— Begin Recorded data —
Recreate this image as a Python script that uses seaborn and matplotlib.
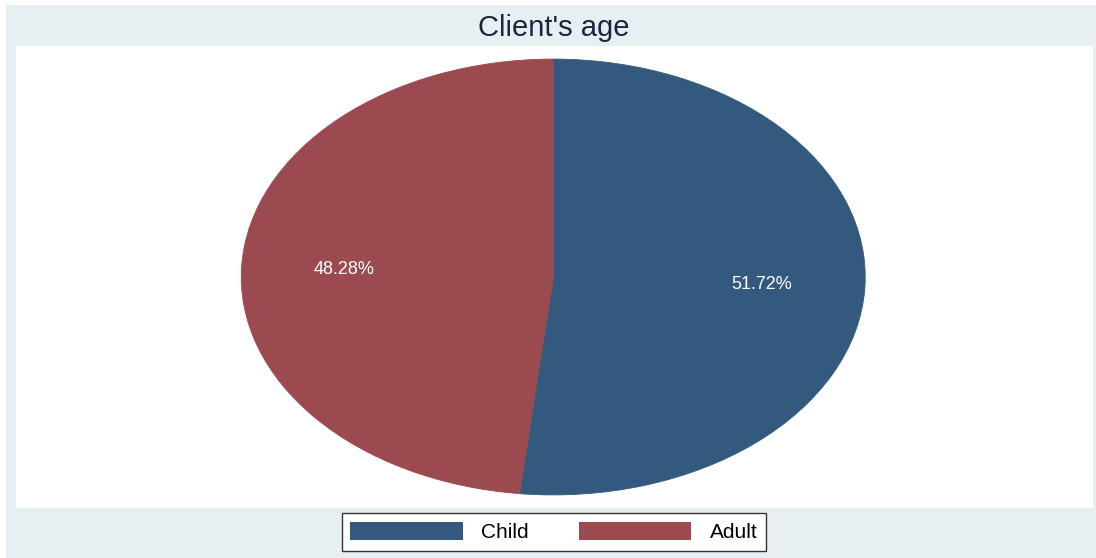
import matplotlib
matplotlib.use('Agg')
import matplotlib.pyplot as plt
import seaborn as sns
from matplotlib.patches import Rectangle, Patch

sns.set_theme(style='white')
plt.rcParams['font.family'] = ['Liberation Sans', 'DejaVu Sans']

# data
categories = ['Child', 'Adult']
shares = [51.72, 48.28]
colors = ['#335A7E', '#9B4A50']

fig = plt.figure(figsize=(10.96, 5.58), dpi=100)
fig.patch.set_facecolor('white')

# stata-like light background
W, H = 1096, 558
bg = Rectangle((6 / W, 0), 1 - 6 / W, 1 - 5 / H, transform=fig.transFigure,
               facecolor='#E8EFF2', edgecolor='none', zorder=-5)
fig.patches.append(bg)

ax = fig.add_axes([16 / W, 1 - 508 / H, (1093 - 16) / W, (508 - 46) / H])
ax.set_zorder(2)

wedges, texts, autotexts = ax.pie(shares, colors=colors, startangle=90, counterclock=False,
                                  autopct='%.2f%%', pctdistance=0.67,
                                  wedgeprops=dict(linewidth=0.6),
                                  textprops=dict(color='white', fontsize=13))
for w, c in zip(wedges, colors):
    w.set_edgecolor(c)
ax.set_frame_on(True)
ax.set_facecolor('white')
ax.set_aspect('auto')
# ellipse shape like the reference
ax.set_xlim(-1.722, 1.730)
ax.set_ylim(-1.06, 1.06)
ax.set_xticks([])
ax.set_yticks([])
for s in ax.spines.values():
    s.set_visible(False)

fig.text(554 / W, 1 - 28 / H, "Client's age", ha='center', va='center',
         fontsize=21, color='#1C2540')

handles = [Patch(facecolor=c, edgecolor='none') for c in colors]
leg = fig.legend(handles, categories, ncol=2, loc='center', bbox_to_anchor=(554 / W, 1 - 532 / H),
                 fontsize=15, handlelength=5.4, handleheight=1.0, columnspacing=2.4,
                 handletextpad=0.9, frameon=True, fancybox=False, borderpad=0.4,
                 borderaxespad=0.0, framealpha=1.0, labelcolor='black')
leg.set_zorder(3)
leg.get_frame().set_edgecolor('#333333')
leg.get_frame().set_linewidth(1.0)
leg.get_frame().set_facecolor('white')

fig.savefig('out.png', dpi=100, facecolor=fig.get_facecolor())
— End Recorded data —
• [Exercise brief] Each line from the top of the material through the line containing "plt.rcParams['font.family'] = ['Liberation" should be reproduced exactly; please drop any images.

• [Written answer]
Recreate this image as a Python script that uses seaborn and matplotlib.
import matplotlib
matplotlib.use('Agg')
import matplotlib.pyplot as plt
import seaborn as sns
from matplotlib.patches import Rectangle, Patch

sns.set_theme(style='white')
plt.rcParams['font.family'] = ['Liberation Sans', 'DejaVu Sans']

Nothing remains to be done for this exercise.